Date of Award

8-2025

Document Type

Dissertation

Degree Name

Doctor of Philosophy (PhD)

Department

Rhetorics, Communication, and Information Design

Committee Chair/Advisor

Dr. Michelle Smith

Committee Member

Dr. Charlotte Hogg

Committee Member

Dr. Caroline Dunn

Committee Member

Dr. Jordan Frith

Abstract

Submissive Daughters, Empowered Daughters: Conduct Rhetoric and Evangelical Women’s Authority explores how evangelical women rhetors navigate and rework patriarchal religious expectations through what I term conduct rhetoric.
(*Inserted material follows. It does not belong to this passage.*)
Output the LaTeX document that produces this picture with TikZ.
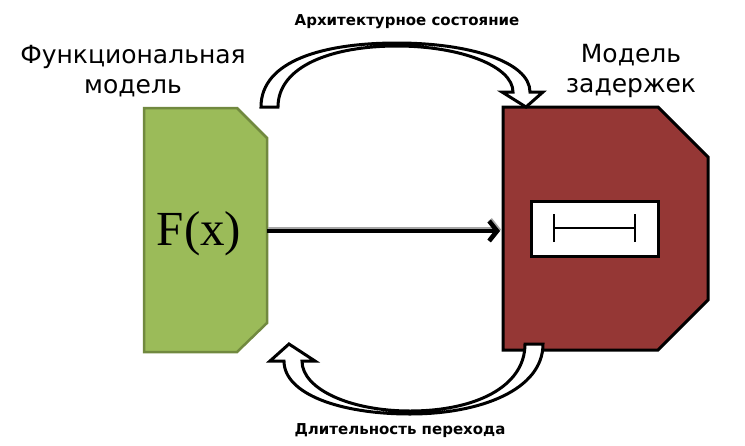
\documentclass[tikz,border=0pt]{standalone}
\usepackage{fontspec}
\newfontfamily\dejavu{DejaVu Sans}
\newfontfamily\fxserif{Liberation Serif}
\usetikzlibrary{arrows.meta}
\definecolor{fgreen}{HTML}{9BBB59}
\definecolor{fgreenedge}{HTML}{71893F}
\definecolor{dred}{HTML}{953735}
\tikzset{
  greenbox/.style={fill=fgreen, draw=fgreenedge, line width=2.5pt, line join=miter},
  redbox/.style={fill=dred, draw=black, line width=3pt, line join=miter},
  innerbox/.style={fill=white, draw=black, line width=3pt},
  beam/.style={draw=black, line width=2.5pt},
  blockarrow/.style={fill=white, draw=black, line width=3pt, line join=miter},
  biglabel/.style={font=\dejavu\fontsize{25}{30}\selectfont, align=center, inner sep=0pt},
  smalllabel/.style={font=\dejavu\bfseries\fontsize{15}{18}\selectfont, inner sep=0pt},
  mainarrow/.style={line width=4.5pt, -{Straight Barb[length=8pt,width=20pt]}},
  shadowarrow/.style={line width=4.5pt, draw=black!35, -{Straight Barb[length=8pt,width=20pt]}}
}
\begin{document}
\begin{tikzpicture}[x=1pt,y=-1pt]
\useasboundingbox (0,0) rectangle (745,445);

% functional model
\draw[greenbox] (144,108) -- (237,108) -- (267,138) -- (267,323) -- (237,352) -- (144,352) -- cycle;
\node[font=\fxserif\fontsize{49}{52}\selectfont, inner sep=0pt] (fx) at (199,234) {F(x)};
\coordinate (fout) at (267,231);

% delay model
\draw[redbox] (503,107) -- (658,107) -- (708,157) -- (708,300) -- (658,350) -- (503,350) -- cycle;
\draw[innerbox] (531,201) rectangle (658,256);
\coordinate (b1) at (554,228);
\coordinate (b2) at (635,228);
\draw[beam] (b1) -- (b2);
\draw[beam] ([yshift=-14pt]b1) -- ([yshift=14pt]b1);
\draw[beam] ([yshift=-14pt]b2) -- ([yshift=14pt]b2);
\coordinate (din) at (500,231);

% main arrow
\draw[shadowarrow] ([shift={(1,-1.5)}]fout) -- ([shift={(1,-1.5)}]din);
\draw[mainarrow] (fout) -- (din);

% top curved block arrow (architectural state)
\draw[blockarrow] (261,107) .. controls (261,60) and (325,43) .. (397,43)
  .. controls (470,43) and (530,62) .. (530,92) -- (543,92) -- (526,107) -- (502,92) -- (513,92)
  .. controls (513,66) and (460,46) .. (397,46)
  .. controls (332,46) and (278,66) .. (278,107) -- cycle;

% bottom curved block arrow (transition duration)
\draw[blockarrow] (543,344) .. controls (543,390) and (480,414) .. (410,414)
  .. controls (340,414) and (284,394) .. (284,361) -- (270,361) -- (289,344) -- (315,361) -- (302,361)
  .. controls (302,389) and (350,411) .. (410,411)
  .. controls (475,411) and (525,387) .. (525,344) -- cycle;

% labels
\node[biglabel] (funclbl) at (133,71) {Функциональная\\модель};
\node[biglabel] (delaylbl) at (631,71) {Модель\\задержек};
\node[smalllabel] (archlbl) at (407,22) {Архитектурное состояние};
\node[smalllabel] (durlbl) at (400,431) {Длительность перехода};
\end{tikzpicture}
\end{document}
Building on the tradition of conduct literature, this project broadens the genre to include multimodal platforms—literature, radio/podcasts, television, and social media—used to instruct women in evangelical norms. Rather than passively accepting patriarchal constraints, evangelical women rhetors strategically adopt and reframe these constraints to construct rhetorical authority. Central to this study are two terms: affected piety and performative dissonance. Affected piety describes how women rhetorically present submission as the grounds for their authority, while performative dissonance captures the tension between their public endorsement of restrictive gender roles and their personal transgressions of them. Using these concepts, I demonstrate how evangelical women make space for their voices within traditions that ostensibly limit them.